Here is Waldo: Anonymity in the Age of Big Data

by Muhammad Aurangzeb Ahmad

Data_fingerprint_sqaureThe television series Person of Interest posits the existence of a machine that can monitor every person’s daily activities and can then use this information to predict crimes before they happen. While such a system may be way off in the future, a system that can at least identify the identity of any person may not be that far off. Annonymity used to be private affair, if one wished to remain anonymous then all that one had to do was to lay low and limit one’s interactions with outsiders. It was easier to adopt pseudo-identities, the nature of the internet even facilitated this to a greater extent. I should know this because I have been blogging as a Chinese Muslim for almost 10 years now. New waves of technologies aided by Big Data however are changing nature of anonymity with evermore levels of sophistication needed to be truly anonymous.

Even in the ideal case where John Doe disengages from the digital world i.e., does not own a smart phone, only carries cash, does not use any online service etc, others can still leak information about John e.g., pictures that his friends might put up on social media platforms, post something on Facebook, geo-tag one another etc. Locating a person, determining their likes or dislikes would really depend upon how much information their family and friends are leaking about them. In short you are only as anonymous as your most chatty friend.

In cases where we think that we are not giving away any explicit information about ourselves, much can be inferred from the digital traces that we leave. The manner in which we shop online, respond to messages, play video games etc can reveal a lot about ourselves even when we do not want to reveal anything. In our previous work we have observed that it is possible to predict a person’s gender, age, personality, marital status and even political affiliation by just studying at how they play video games. This is just the top of the iceberg; a case in point is the case where Target’s data analytics were able to infer that a girl is pregnant even though she was able to hide this from her parents.

The main takeaway is that we always reveal something about ourselves even though we may think that we are role playing. In our current (unpublished) work we have even observed that it is possible to predict family relationships (parent, sibling, spouse, offspring etc) with a high degree of accuracy by just studying texting patterns with no access to the content of text message.

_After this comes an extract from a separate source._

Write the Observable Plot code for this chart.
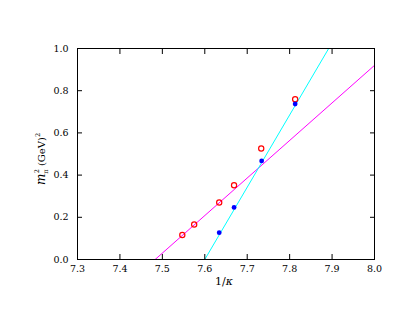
<!DOCTYPE html>
<html><head><meta charset="utf-8">
<script src="https://cdn.jsdelivr.net/npm/d3@7"></script>
<script src="https://cdn.jsdelivr.net/npm/@observablehq/plot@0.6"></script>
<style>body{margin:0;background:#fff}</style>
</head><body><div id="chart"></div>
<script>
const xTicks = [7.3, 7.4, 7.5, 7.6, 7.7, 7.8, 7.9, 8.0];
const yTicks = [0.0, 0.2, 0.4, 0.6, 0.8, 1.0];
const redX = [7.547, 7.575, 7.634, 7.669, 7.733, 7.813];
const redY = [0.116, 0.166, 0.270, 0.352, 0.526, 0.760];
const blueX = [7.634, 7.669, 7.734, 7.813];
const blueY = [0.127, 0.247, 0.467, 0.737];
const magentaFitX = [7.483, 8.0];
const magentaFitY = [0.0, 0.92];
const cyanFitX = [7.600, 7.892];
const cyanFitY = [0.0, 1.0];

const zip = (xs, ys) => xs.map((x, i) => ({x, y: ys[i]}));
const red = zip(redX, redY), blue = zip(blueX, blueY);
const magenta = zip(magentaFitX, magentaFitY), cyan = zip(cyanFitX, cyanFitY);
const f1 = d3.format(".1f");
const FONT = "'DejaVu Serif', 'Liberation Serif', serif";

const plot = Plot.plot({
  width: 415, height: 321,
  marginLeft: 77, marginRight: 41, marginTop: 48, marginBottom: 62,
  style: {fontFamily: FONT, fontSize: "9.5px", background: "white", color: "black"},
  x: {domain: [7.3, 8.0]},
  y: {domain: [0, 1]},
  marks: [
    Plot.line(magenta, {x: "x", y: "y", stroke: "#ff00ff", strokeWidth: 1, clip: true}),
    Plot.line(cyan, {x: "x", y: "y", stroke: "#00ffff", strokeWidth: 1, clip: true}),
    Plot.dot(red, {x: "x", y: "y", r: 2.6, stroke: "#ff0000", strokeWidth: 1.2, fill: "none"}),
    Plot.dot(blue, {x: "x", y: "y", r: 2.4, fill: "#0000ff", stroke: "none"}),
    Plot.frame({stroke: "black"}),
    Plot.axisX(xTicks, {anchor: "bottom", tickSize: -5, tickPadding: 11, tickFormat: f1, label: null}),
    Plot.axisX(xTicks, {anchor: "top", tickSize: -5, tickFormat: () => "", label: null}),
    Plot.axisY(yTicks, {anchor: "left", tickSize: -5, tickPadding: 14, tickFormat: f1, label: null}),
    Plot.axisY(yTicks, {anchor: "right", tickSize: -5, tickFormat: () => "", label: null})
  ]
});
document.getElementById("chart").appendChild(plot);

const svg = d3.select(plot);
// x label
const xl = svg.append("text")
  .attr("x", 224).attr("y", 285)
  .attr("text-anchor", "middle")
  .attr("font-family", FONT)
  .attr("font-size", 11).attr("fill", "black");
xl.append("tspan").text("1/");
xl.append("tspan").attr("font-style", "italic").text("κ");

// y label
const yl = svg.append("text")
  .attr("transform", "translate(45,159) rotate(-90)")
  .attr("text-anchor", "middle")
  .attr("font-family", FONT)
  .attr("font-size", 10).attr("fill", "black");
yl.append("tspan").attr("font-style", "italic").attr("font-size", 12).text("m");
yl.append("tspan").attr("font-size", 6.5).attr("dy", 2.5).text("π");
yl.append("tspan").attr("font-size", 6.5).attr("dx", -4).attr("dy", -8.5).text("2");
yl.append("tspan").attr("dy", 6).text(" (GeV)");
yl.append("tspan").attr("font-size", 6.5).attr("dy", -5).text("2");
</script>
</body></html>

Alternatively let us consider the massive amounts of data that large corporations and major retailers like Walmart, Target etc are collecting about their customers. It is now quite easy to cheaply buy data about people from third party sources so that not only does one know what items a person is buying but also where they live, their age, gender and household structure. While some organizations have policies in place that restrict them from collecting and using certain types of data without our consent, this self-imposed restriction is not true for every organization. It is also true that most people do not have time to read through 100 pages of EULA. Combine this with algorithms that can predict missing information about a person and one has a recipe for a system that can figure out what you are going to do next (with in a particular domain) with a high level of accuracy.

But what does this mean for us as individuals and for the society as a whole? It will become increasingly easier to answer the question – Where is Waldo? Not only that but one could even tell you here is Waldo and the list of places that he has been in the last 3 years, his eating habits and his likely future purchases. Before we start chanting alarmist slogans about a dystopian post-privacy era we should also look at the centrifugal forces in the privacy debates. Large corporations also have incentives to not violate their customer’s privacy in order to have a certain level of trust with their customers. Apple’s stance of non-corporation with the government on issues related to customer privacy is a case in point.

While one should be vigilant one should not be alarmist, there was an uproar many years ago when Google announced that they would be adding a search feature to Gmail. It turned out that all the privacy doomsday predictions were unfounded. Some amount of data collection is necessary to offer services like recommendation whether it is in music, movies, food etc. Algorithms can only be as good as the data that is fed to them. Thus, one should not rush to the conclusion that anonymity is over.

The flipside of patterns extracted from Big Data is that these patterns also give one a readymade recipe for behaving in a certain way and remain anonymous. Big Data also makes it easier to fake certain personality traits. Even with very crude profile stuffing Ashley Madison was able to lure thousands of men to buy their membership. This leads us to consider under type of risk to anonymity – data breaches. As the fallout from the Ashley Madison leak suggests one’s indiscretions on the Internet have a way to follow on the offline world with a single torrent dump. More recently, a service has emerged which uses Tinder’s API to notify its paid customers if their partner is cheating on them. These cases should not be shocking or surprising – after all information in the wild can rarely be tamed.

If today’s de-annonymization algorithms look impressive then the future is even more fascinating. Google’s deep learning system can already identify the location of almost any picture with very high level of accuracy, Facebook’s facial recognition system can already beat humans, gait identification algorithms can identify any person by the way that one walks, recovering what was typed by the sound of typing is already an old technology and the list goes on. Each of these technologies is impressive in its own regard but taken together one has the hallmark of a system that can deanonymize almost any person on the planet. If we think that it bad enough that governments and large corporations have access to these type of technologies wait till such systems become open source and become accessible at the palm of your hand. It is certainly not the stuff of Singularity Sky but it does open up vistas for a brave new world for which most of us may not have the time to be ready.